A primeira nota dirige-se àqueles que — negligenciando o papel subordinado de Maria a Cristo na obra da redenção — não estão dispostos a deixar de usar o título "Corredentora". Em resposta, a Nota desaprova explicitamente tal uso para Maria porque obscurece "a mediação salvífica única de Cristo", gerando "confusão" (n.º 22).
E a segunda advertência — que eles também detestam profundamente — é que a “Nota Doutrinária” compreende que teologias e espiritualidades que se concentram tanto em Maria que “nos distraem de Cristo”, ou que acabam por colocá-la “no mesmo nível do Filho de Deus”, são inaceitáveis. Essas espiritualidades e teologias — declara o Dicastério — permanecem “fora da dinâmica própria de uma fé autenticamente mariana” (n. 66).
É tão claro quanto o dia.
Em resumo, eles não gostam da “Nota Doutrinária” porque — para usar expressões mais clássicas e tradicionais — têm dificuldade em evitar transformar a “devoção a Maria” (a chamada “Mariodulia” ou, se preferir, “veneração superior a Maria” ou “hiperdulia”) em pura e simples “adoração a Maria” ou “Mariolatria”. E esta última forma (Mariolatria) surge quando a veneração a Maria se torna excessiva ou desproporcional porque a equipara a Jesus Cristo, negligenciando o fato de que ela é “refúgio, fortaleza, ternura e esperança”, mas não “corredentora” nem Deus.

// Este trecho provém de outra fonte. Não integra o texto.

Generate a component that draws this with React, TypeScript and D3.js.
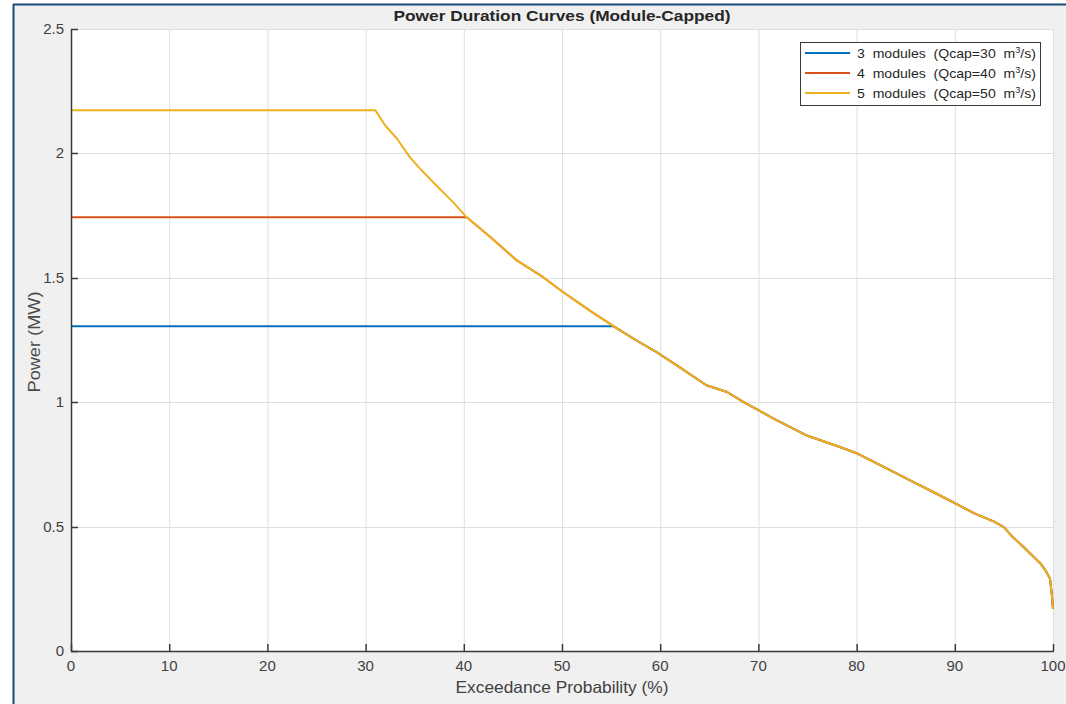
import React from "react";
import * as d3 from "d3";

// sloped part of the power duration curve (shared by all module counts)
const curveX = [31, 32, 33.2, 34.5, 35.7, 37.2, 38.9, 40.3, 42.7, 45.4, 47.8, 50.1, 52.8, 55.4, 57.5, 59.6, 62, 64.7, 66.8, 68.5, 70, 71.5, 73.2, 75, 78.3, 80, 82, 85.4, 88, 90, 92, 94, 95, 95.9, 97, 98, 98.7, 99.3, 99.7, 99.9, 100];
const curveY = [2.173, 2.112, 2.059, 1.985, 1.932, 1.871, 1.804, 1.743, 1.664, 1.57, 1.51, 1.443, 1.369, 1.302, 1.25, 1.202, 1.14, 1.068, 1.041, 1.0, 0.968, 0.935, 0.901, 0.865, 0.82, 0.795, 0.755, 0.687, 0.635, 0.594, 0.553, 0.52, 0.498, 0.458, 0.418, 0.38, 0.353, 0.32, 0.29, 0.22, 0.17];

const seriesNames = ["3 modules", "4 modules", "5 modules"];
const seriesQcap = [30, 40, 50];
const seriesCap = [1.305, 1.743, 2.173];
const seriesKnee = [55.2, 40.3, 31];
const seriesColors = ["#0072BD", "#D95319", "#EDB120"];

const xTicks = [0, 10, 20, 30, 40, 50, 60, 70, 80, 90, 100];
const yTicks = [0, 0.5, 1, 1.5, 2, 2.5];

const W = 1066;
const H = 704;
const m = { left: 71, right: 1053, top: 29, bottom: 651 };
const font = "'Liberation Sans', Arial, sans-serif";

export default function App() {
  const x = d3.scaleLinear().domain([0, 100]).range([m.left, m.right]);
  const y = d3.scaleLinear().domain([0, 2.5]).range([m.bottom, m.top]);
  const line = d3
    .line<[number, number]>()
    .x((d) => x(d[0]))
    .y((d) => y(d[1]));

  const series = seriesNames.map((name, i) => {
    const pts: [number, number][] = [
      [0, seriesCap[i]],
      [seriesKnee[i], seriesCap[i]],
    ];
    curveX.forEach((cx, j) => {
      if (cx > seriesKnee[i]) pts.push([cx, curveY[j]]);
    });
    return { name, q: seriesQcap[i], color: seriesColors[i], pts };
  });

  const legX = 800;
  const legY = 42;

  return (
    <svg
      width={W}
      height={H}
      style={{ position: "fixed", left: 0, top: 0 }}
      fontFamily={font}
    >
      <rect x={0} y={0} width={W} height={H} fill="#ffffff" />
      <rect x={13} y={4} width={W} height={H} fill="#f0f0f0" />
      <line x1={13.5} y1={4} x2={13.5} y2={H} stroke="#1b4a7a" strokeWidth={2} />
      <line x1={13} y1={4.5} x2={W} y2={4.5} stroke="#1b4a7a" strokeWidth={2} />

      <rect x={m.left} y={m.top} width={m.right - m.left} height={m.bottom - m.top} fill="#fff" />

      {/* grid */}
      {xTicks.map((t) => (
        <line key={"gx" + t} x1={x(t) + 0.5} x2={x(t) + 0.5} y1={m.top} y2={m.bottom} stroke="#dfdfdf" />
      ))}
      {yTicks.map((t) => (
        <line key={"gy" + t} x1={m.left} x2={m.right} y1={Math.round(y(t)) + 0.5} y2={Math.round(y(t)) + 0.5} stroke="#dfdfdf" />
      ))}

      {/* series */}
      {series.map((s) => (
        <path key={s.name} d={line(s.pts) || ""} fill="none" stroke={s.color} strokeWidth={2} strokeLinejoin="round" />
      ))}

      {/* axes */}
      <line x1={m.left} x2={m.right + 1} y1={m.bottom + 0.5} y2={m.bottom + 0.5} stroke="#3a3a3a" strokeWidth={1.5} />
      <line x1={m.left + 0.5} x2={m.left + 0.5} y1={m.top} y2={m.bottom + 1} stroke="#3a3a3a" strokeWidth={1.5} />
      {xTicks.map((t) => (
        <g key={"tx" + t}>
          <line x1={x(t) + 0.5} x2={x(t) + 0.5} y1={m.bottom} y2={m.bottom - 7} stroke="#3a3a3a" strokeWidth={1.5} />
          <text x={x(t)} y={m.bottom + 20} textAnchor="middle" fontSize={15} fill="#404040">
            {t}
          </text>
        </g>
      ))}
      {yTicks.map((t) => (
        <g key={"ty" + t}>
          <line x1={m.left} x2={m.left + 7} y1={Math.round(y(t)) + 0.5} y2={Math.round(y(t)) + 0.5} stroke="#3a3a3a" strokeWidth={1.5} />
          <text x={m.left - 7} y={y(t) + 5} textAnchor="end" fontSize={15} fill="#404040">
            {t}
          </text>
        </g>
      ))}

      {/* labels */}
      <text x={562} y={20.5} textAnchor="middle" fontSize={15} fontWeight="bold" fill="#262626" textLength={337} lengthAdjust="spacingAndGlyphs">
        Power Duration Curves (Module-Capped)
      </text>
      <text x={562} y={692.5} textAnchor="middle" fontSize={16.5} fill="#404040" textLength={213} lengthAdjust="spacingAndGlyphs">
        Exceedance Probability (%)
      </text>
      <text
        transform={`translate(40,342) rotate(-90)`}
        textAnchor="middle"
        fontSize={16}
        fill="#4a4a4a"
        textLength={101}
        lengthAdjust="spacingAndGlyphs"
      >
        Power (MW)
      </text>

      {/* legend */}
      <rect x={legX + 0.5} y={legY + 0.5} width={240} height={63} fill="#fff" stroke="#3a3a3a" />
      {series.map((s, i) => (
        <g key={"leg" + s.name} transform={`translate(${legX},${legY + 11 + i * 20})`}>
          <line x1={5} x2={50} y1={0} y2={0} stroke={s.color} strokeWidth={2} />
          <text x={57} y={4.5} fontSize={13} fill="#262626" style={{ whiteSpace: "pre" }} textLength={179} lengthAdjust="spacingAndGlyphs">
            {`${s.name.replace(" ", "  ")}  (Qcap=${s.q}  m`}
            <tspan fontSize={8.5} dy={-5}>3</tspan>
            <tspan dy={5}>/s)</tspan>
          </text>
        </g>
      ))}
    </svg>
  );
}
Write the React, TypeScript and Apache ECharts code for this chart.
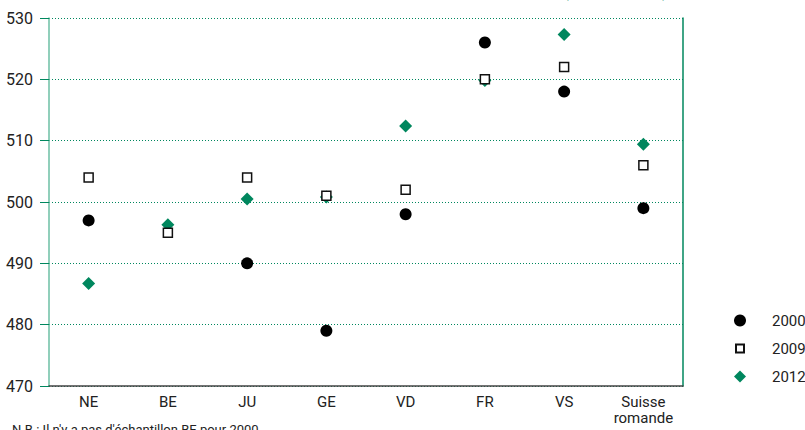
import React, { useEffect, useRef } from "react";
import * as echarts from "echarts";

const categories = ["NE", "BE", "JU", "GE", "VD", "FR", "VS", "Suisse\nromande"];
const values2000: (number | null)[] = [497, null, 490, 479, 498, 526, 518, 499];
const values2009: (number | null)[] = [504, 495, 504, 501, 502, 520, 522, 506];
const values2012: (number | null)[] = [486.7, 496.3, 500.5, 500.8, 512.4, 519.8, 527.3, 509.4];
const yTicks = { min: 470, max: 530, interval: 10 };

const GREEN = "#00875e";
const FONT = "Roboto, 'Liberation Sans', sans-serif";

export default function App() {
  const ref = useRef<HTMLDivElement>(null);
  useEffect(() => {
    if (!ref.current) return;
    const chart = echarts.init(ref.current, null, { renderer: "svg" });
    chart.setOption({
      animation: false,
      backgroundColor: "#ffffff",
      textStyle: { fontFamily: FONT },
      grid: { left: 49, right: 122, top: 18, bottom: 44 },
      legend: {
        orient: "vertical",
        left: 728,
        top: 308,
        itemWidth: 12,
        itemHeight: 12,
        itemGap: 13,
        textStyle: { fontFamily: FONT, fontSize: 15, color: "#222", padding: [0, 0, 0, 21] },
        data: [
          { name: "2000", icon: "circle" },
          { name: "2009", icon: "path://M0,0M12,12M2,2L10,2L10,10L2,10Z" },
          { name: "2012", icon: "diamond" },
        ],
      },
      xAxis: {
        type: "category",
        data: categories,
        boundaryGap: true,
        axisLine: { show: true, lineStyle: { color: "#444", width: 1.5 } },
        axisTick: { show: false },
        axisLabel: { color: "#222", fontSize: 15, fontFamily: FONT, margin: 8, lineHeight: 16 },
        splitLine: { show: false },
      },
      yAxis: [
        {
          type: "value",
          min: yTicks.min,
          max: yTicks.max,
          interval: yTicks.interval,
          axisLine: { show: true, lineStyle: { color: "#6dbfa4", width: 1.5 } },
          axisTick: { show: true, inside: false, length: 9, lineStyle: { color: GREEN, width: 1 } },
          axisLabel: { color: "#222", fontSize: 16, fontFamily: FONT, margin: 16 },
          splitLine: { show: true, lineStyle: { color: GREEN, type: [1, 2], width: 1 } },
        },
        {
          type: "value",
          position: "right",
          min: yTicks.min,
          max: yTicks.max,
          interval: yTicks.interval,
          axisLine: { show: true, lineStyle: { color: GREEN, width: 1.5 } },
          axisTick: { show: false },
          axisLabel: { show: false },
          splitLine: { show: false },
        },
      ],
      series: [
        {
          name: "2000",
          type: "scatter",
          data: values2000,
          symbol: "circle",
          symbolSize: 12,
          itemStyle: { color: "#000", opacity: 1 },
          z: 3,
        },
        {
          name: "2012",
          type: "scatter",
          data: values2012,
          symbol: "diamond",
          symbolSize: 13,
          itemStyle: { color: GREEN, opacity: 1 },
          z: 2,
        },
        {
          name: "2009",
          type: "scatter",
          data: values2009,
          symbol: "rect",
          symbolSize: 9,
          itemStyle: { color: "#fff", borderColor: "#111", borderWidth: 1.5, opacity: 1 },
          z: 4,
        },
      ],
      graphic: [
        {
          type: "text",
          left: 12,
          top: -17,
          style: {
            text: "Graphique 2 : moyennes",
            fill: "#222",
            font: "16px " + FONT,
          },
        },
        {
          type: "text",
          right: 137,
          top: -18,
          style: {
            text: "compréhension de l'écrit (2000 - 2012)",
            fill: GREEN,
            font: "bold 17px " + FONT,
          },
        },
        {
          type: "text",
          left: 12,
          top: 423,
          style: {
            text: "N.B.: Il n'y a pas d'échantillon BE pour 2000.",
            fill: "#222",
            font: "13px " + FONT,
          },
        },
      ],
    });
    return () => chart.dispose();
  }, []);
  return (
    <div
      ref={ref}
      style={{ position: "fixed", left: 0, top: 0, width: 805, height: 430, background: "#fff" }}
    />
  );
}
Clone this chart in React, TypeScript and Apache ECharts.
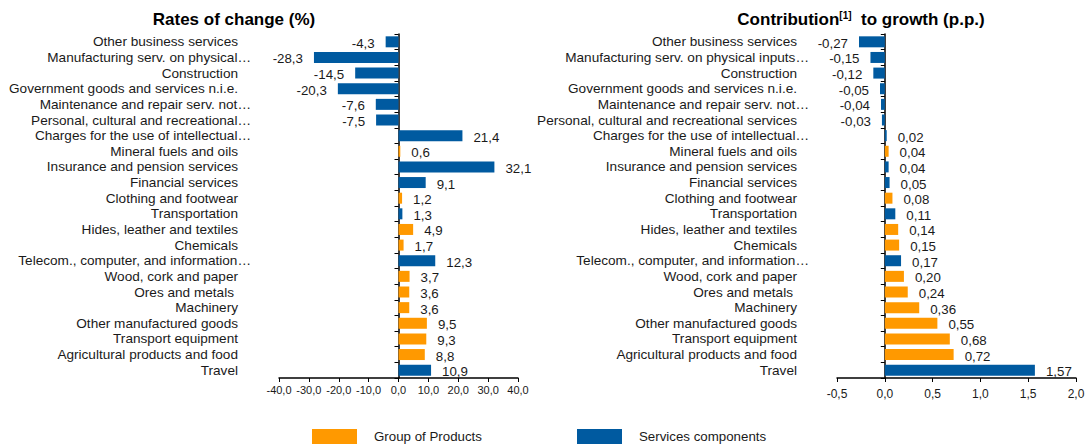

Compreendo que algumas pessoas possam não gostar desses esclarecimentos. Mas, a menos que sejam refutados com argumentos teologicamente sólidos, eles são necessários e bem-vindos. Portanto, todos aqueles que, como os grupos e indivíduos mencionados, se precipitam e atacam o mensageiro sem prestar a devida atenção à mensagem e sem questioná-la com argumentos racionais, creio que precisam examinar a si mesmos, no mínimo teológica e espiritualmente, e, claro, eclesiasticamente.
O importante papel que o Cardeal Fernández também desempenha no reconhecimento da responsabilidade e da liderança dos leigos, leigas e religiosos e religiosas não ordenados, não apenas na proclamação ou celebração, mas também na governança da Igreja, terá que esperar por outra ocasião.
Trata-se de outra questão que, sem dúvida, está deixando os grupos e indivíduos pré-conciliares e reacionários por trás desta terceira onda de ataques pessoais ao Prefeito do Dicastério para a Doutrina da Fé muito nervosos – provavelmente muito mais do que esta onda mariana.
Esta é uma questão importante que deve ser deixada para outro momento, embora o que Berpiztu Kristau Taldea indicou na declaração de 11 de dezembro de 2025, publicada na Religión Digital, sobre o papel do Prefeito do Dicastério nesta matéria, possa ser suficiente: “Chegou a hora de propor -e votar - leigos e leigas, e religiosos e religiosas não ordenados para vigários e vicariatos."